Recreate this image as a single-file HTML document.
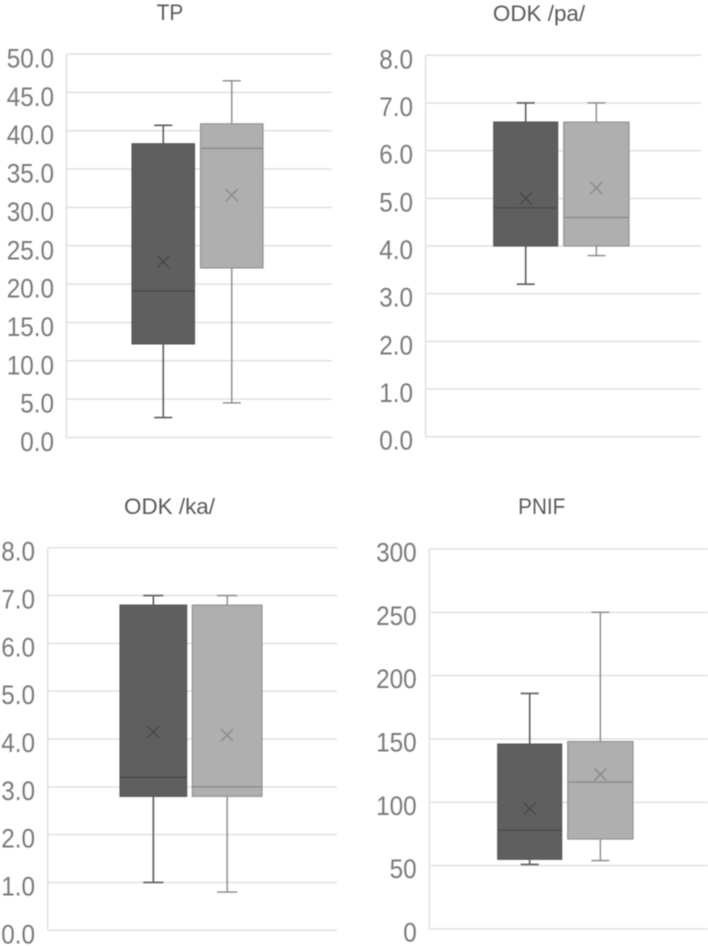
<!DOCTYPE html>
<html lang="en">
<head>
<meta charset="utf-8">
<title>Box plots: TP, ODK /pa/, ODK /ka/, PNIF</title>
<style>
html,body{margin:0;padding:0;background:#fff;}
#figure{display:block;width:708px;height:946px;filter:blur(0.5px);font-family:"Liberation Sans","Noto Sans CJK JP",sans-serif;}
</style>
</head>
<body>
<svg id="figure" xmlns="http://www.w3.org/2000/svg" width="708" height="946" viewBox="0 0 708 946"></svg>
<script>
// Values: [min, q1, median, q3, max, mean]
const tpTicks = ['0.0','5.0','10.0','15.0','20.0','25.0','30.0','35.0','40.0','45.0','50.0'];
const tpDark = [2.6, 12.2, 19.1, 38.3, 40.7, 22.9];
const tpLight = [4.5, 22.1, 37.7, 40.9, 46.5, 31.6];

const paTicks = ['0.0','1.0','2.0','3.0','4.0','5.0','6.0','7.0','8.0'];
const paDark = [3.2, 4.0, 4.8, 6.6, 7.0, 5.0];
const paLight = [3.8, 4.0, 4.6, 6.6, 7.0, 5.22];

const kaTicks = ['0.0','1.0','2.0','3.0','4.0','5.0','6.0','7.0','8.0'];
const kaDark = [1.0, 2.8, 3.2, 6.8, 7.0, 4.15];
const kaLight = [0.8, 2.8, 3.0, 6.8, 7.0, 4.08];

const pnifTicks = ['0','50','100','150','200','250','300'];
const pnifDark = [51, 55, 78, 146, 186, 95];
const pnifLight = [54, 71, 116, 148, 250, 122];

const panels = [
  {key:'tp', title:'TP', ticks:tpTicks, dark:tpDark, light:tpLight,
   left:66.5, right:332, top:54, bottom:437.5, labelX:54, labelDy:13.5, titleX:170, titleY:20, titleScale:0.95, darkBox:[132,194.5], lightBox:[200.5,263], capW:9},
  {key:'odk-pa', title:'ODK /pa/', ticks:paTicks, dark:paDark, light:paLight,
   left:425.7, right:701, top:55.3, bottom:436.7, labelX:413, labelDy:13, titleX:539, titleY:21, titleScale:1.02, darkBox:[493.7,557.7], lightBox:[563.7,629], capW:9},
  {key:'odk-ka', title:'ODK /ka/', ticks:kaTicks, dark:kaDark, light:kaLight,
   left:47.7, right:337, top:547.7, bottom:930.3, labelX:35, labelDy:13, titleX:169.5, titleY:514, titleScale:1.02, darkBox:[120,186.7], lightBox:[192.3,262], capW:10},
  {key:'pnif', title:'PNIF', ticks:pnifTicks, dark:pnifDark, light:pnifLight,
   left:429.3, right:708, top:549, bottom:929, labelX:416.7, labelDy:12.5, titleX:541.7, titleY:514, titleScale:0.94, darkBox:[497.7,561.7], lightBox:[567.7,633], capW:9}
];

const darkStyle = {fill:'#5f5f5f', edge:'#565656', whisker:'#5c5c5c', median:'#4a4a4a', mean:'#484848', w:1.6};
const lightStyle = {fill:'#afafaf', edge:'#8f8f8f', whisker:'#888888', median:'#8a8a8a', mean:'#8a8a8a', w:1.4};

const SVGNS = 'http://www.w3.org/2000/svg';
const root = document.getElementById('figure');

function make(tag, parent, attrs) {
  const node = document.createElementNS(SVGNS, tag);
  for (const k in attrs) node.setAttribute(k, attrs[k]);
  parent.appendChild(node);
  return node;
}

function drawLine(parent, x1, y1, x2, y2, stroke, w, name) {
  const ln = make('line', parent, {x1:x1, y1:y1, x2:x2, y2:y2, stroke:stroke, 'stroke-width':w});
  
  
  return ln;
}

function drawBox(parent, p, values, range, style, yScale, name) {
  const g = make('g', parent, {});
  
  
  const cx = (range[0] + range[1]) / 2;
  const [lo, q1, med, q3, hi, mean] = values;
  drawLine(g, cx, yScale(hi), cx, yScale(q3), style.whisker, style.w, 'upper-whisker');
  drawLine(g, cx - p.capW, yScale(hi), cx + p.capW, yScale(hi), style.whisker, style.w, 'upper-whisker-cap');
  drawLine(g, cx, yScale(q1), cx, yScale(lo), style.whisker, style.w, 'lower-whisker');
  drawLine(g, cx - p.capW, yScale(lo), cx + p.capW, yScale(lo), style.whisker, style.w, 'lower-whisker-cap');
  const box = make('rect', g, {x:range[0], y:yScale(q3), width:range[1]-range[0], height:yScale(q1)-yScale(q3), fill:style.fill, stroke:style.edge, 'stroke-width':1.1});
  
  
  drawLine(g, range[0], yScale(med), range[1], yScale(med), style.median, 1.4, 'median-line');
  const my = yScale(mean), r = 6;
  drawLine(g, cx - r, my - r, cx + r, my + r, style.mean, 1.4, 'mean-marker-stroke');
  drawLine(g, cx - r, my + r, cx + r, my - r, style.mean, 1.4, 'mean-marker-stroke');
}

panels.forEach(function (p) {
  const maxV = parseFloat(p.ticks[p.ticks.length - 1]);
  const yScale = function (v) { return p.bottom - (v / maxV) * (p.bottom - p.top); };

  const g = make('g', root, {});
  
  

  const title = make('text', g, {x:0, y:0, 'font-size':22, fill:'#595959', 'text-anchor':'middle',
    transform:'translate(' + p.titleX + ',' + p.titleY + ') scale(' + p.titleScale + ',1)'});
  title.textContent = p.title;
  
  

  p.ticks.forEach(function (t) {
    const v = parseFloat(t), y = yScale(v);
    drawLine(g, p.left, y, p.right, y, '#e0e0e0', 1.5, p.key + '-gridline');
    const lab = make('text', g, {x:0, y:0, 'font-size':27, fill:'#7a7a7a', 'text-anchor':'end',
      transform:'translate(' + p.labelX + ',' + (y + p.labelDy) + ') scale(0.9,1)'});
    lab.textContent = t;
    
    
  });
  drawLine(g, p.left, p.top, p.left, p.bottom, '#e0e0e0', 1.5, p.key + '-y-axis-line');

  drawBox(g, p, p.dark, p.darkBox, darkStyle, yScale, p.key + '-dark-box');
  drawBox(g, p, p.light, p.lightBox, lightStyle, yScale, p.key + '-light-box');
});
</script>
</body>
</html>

What to produce: Go from the first line of the data above to the line containing "const pnifLight = [54, 71, 116, 148, 250, 122];" and retype exactly those lines, both included, but none of the pictures.

Reply to the task:
Recreate this image as a single-file HTML document.
<!DOCTYPE html>
<html lang="en">
<head>
<meta charset="utf-8">
<title>Box plots: TP, ODK /pa/, ODK /ka/, PNIF</title>
<style>
html,body{margin:0;padding:0;background:#fff;}
#figure{display:block;width:708px;height:946px;filter:blur(0.5px);font-family:"Liberation Sans","Noto Sans CJK JP",sans-serif;}
</style>
</head>
<body>
<svg id="figure" xmlns="http://www.w3.org/2000/svg" width="708" height="946" viewBox="0 0 708 946"></svg>
<script>
// Values: [min, q1, median, q3, max, mean]
const tpTicks = ['0.0','5.0','10.0','15.0','20.0','25.0','30.0','35.0','40.0','45.0','50.0'];
const tpDark = [2.6, 12.2, 19.1, 38.3, 40.7, 22.9];
const tpLight = [4.5, 22.1, 37.7, 40.9, 46.5, 31.6];

const paTicks = ['0.0','1.0','2.0','3.0','4.0','5.0','6.0','7.0','8.0'];
const paDark = [3.2, 4.0, 4.8, 6.6, 7.0, 5.0];
const paLight = [3.8, 4.0, 4.6, 6.6, 7.0, 5.22];

const kaTicks = ['0.0','1.0','2.0','3.0','4.0','5.0','6.0','7.0','8.0'];
const kaDark = [1.0, 2.8, 3.2, 6.8, 7.0, 4.15];
const kaLight = [0.8, 2.8, 3.0, 6.8, 7.0, 4.08];

const pnifTicks = ['0','50','100','150','200','250','300'];
const pnifDark = [51, 55, 78, 146, 186, 95];
const pnifLight = [54, 71, 116, 148, 250, 122];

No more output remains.